I did attempt to pass the time with a witty little novel, recently: something called This Book is Not for You by Daniel A. Hoyt on a little, unpronounceable press we’ll call Dzanc, if only we can ever learn how. This wild ride of a book reminds us that it’s not the tragedies that kill us; it’s the messes.
I must confess that the last time I encountered such a rude title with one sweeping, liquid gesture, I tossed it out of my twelfth-story window. But Mr. Hoyt’s voice sufficiently stilled my hand until I felt myself titillated and twitter pated and all around acidulated. So you see my confidence in my judgment is scarcely what it used to be. To that point, I cannot, with the slightest sureness, tell you if Mr. Hoyt’s new novel will sweep the country, like Main Street, or bring forth yards of printed praise…My guess would be that it might not, creeping forth like the finest small fish swimming in a school of sardines, but my God should it ever. Keep in mind that other guesses which I have made in the past year have been that Hillary would carry Wisconsin, that there might emerge a great dramatic critic for an American newspaper, and that I would have more than twenty-six dollars in the bank on March 1st, so I’ll leave Mr. Hoyt’s career in more capable and, hopefully, corporeal hands. You can certainly do your part by buying a copy.

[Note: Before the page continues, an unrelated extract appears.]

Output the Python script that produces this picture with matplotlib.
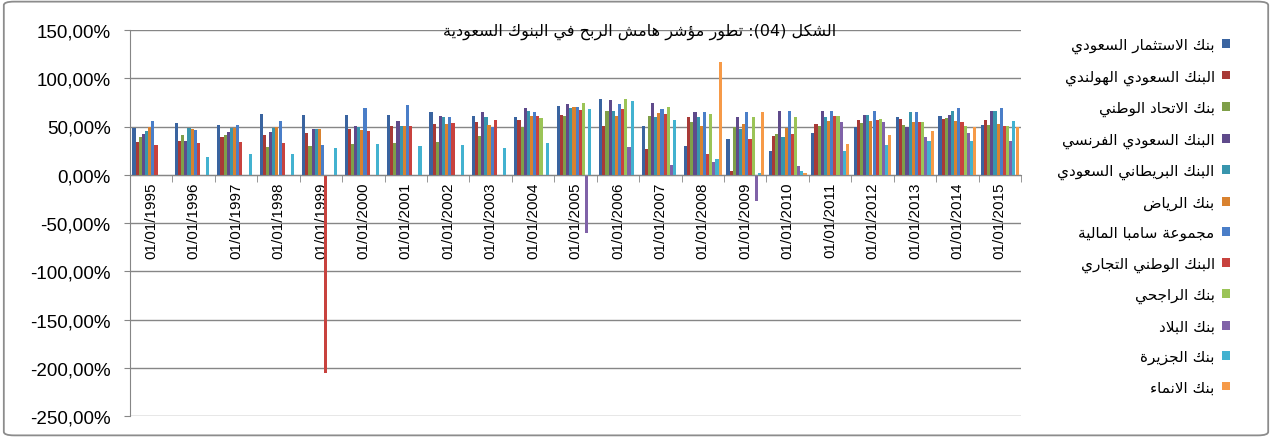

I feel Daniel A. Hoyt’s little book is too tremendous a thing for praises. To say of it, ‘Here is a magnificent novel’ is rather like gazing into the Grand Canyon and remarking, ‘Well, well, well; quite a slice.’ Doubtless you have heard that this book is not pleasant. Neither, for that matter, is the Atlantic Ocean. On the first page we’re greeted with a stern warning by a Kansas anarchist – of all things – who finds it so nice he repeats it mercilessly throughout the title and the entire book. But that’s part of the fun, to keep touching on a refrain so that the whole band keeps swinging. Left to his own devices, our narrator, whose beloved mentor got herself murdered and whose satchel contains enough dynamite to blow up the entire English faculty at Kansas University, certainly doesn’t seem mentally sufficient for narrative responsibility. He doesn’t seem sufficient for very much at all, but Hoyt knows a capable mule when he spies one, and he saddles the idiosyncratic and inarticulate Neptune (I’m so very  grateful Hoyt chose that name over Uranus) like a narrative beast of burden. Neptune perfectly illustrates the only dependable law of life – everything is always worse than you thought it was going to be.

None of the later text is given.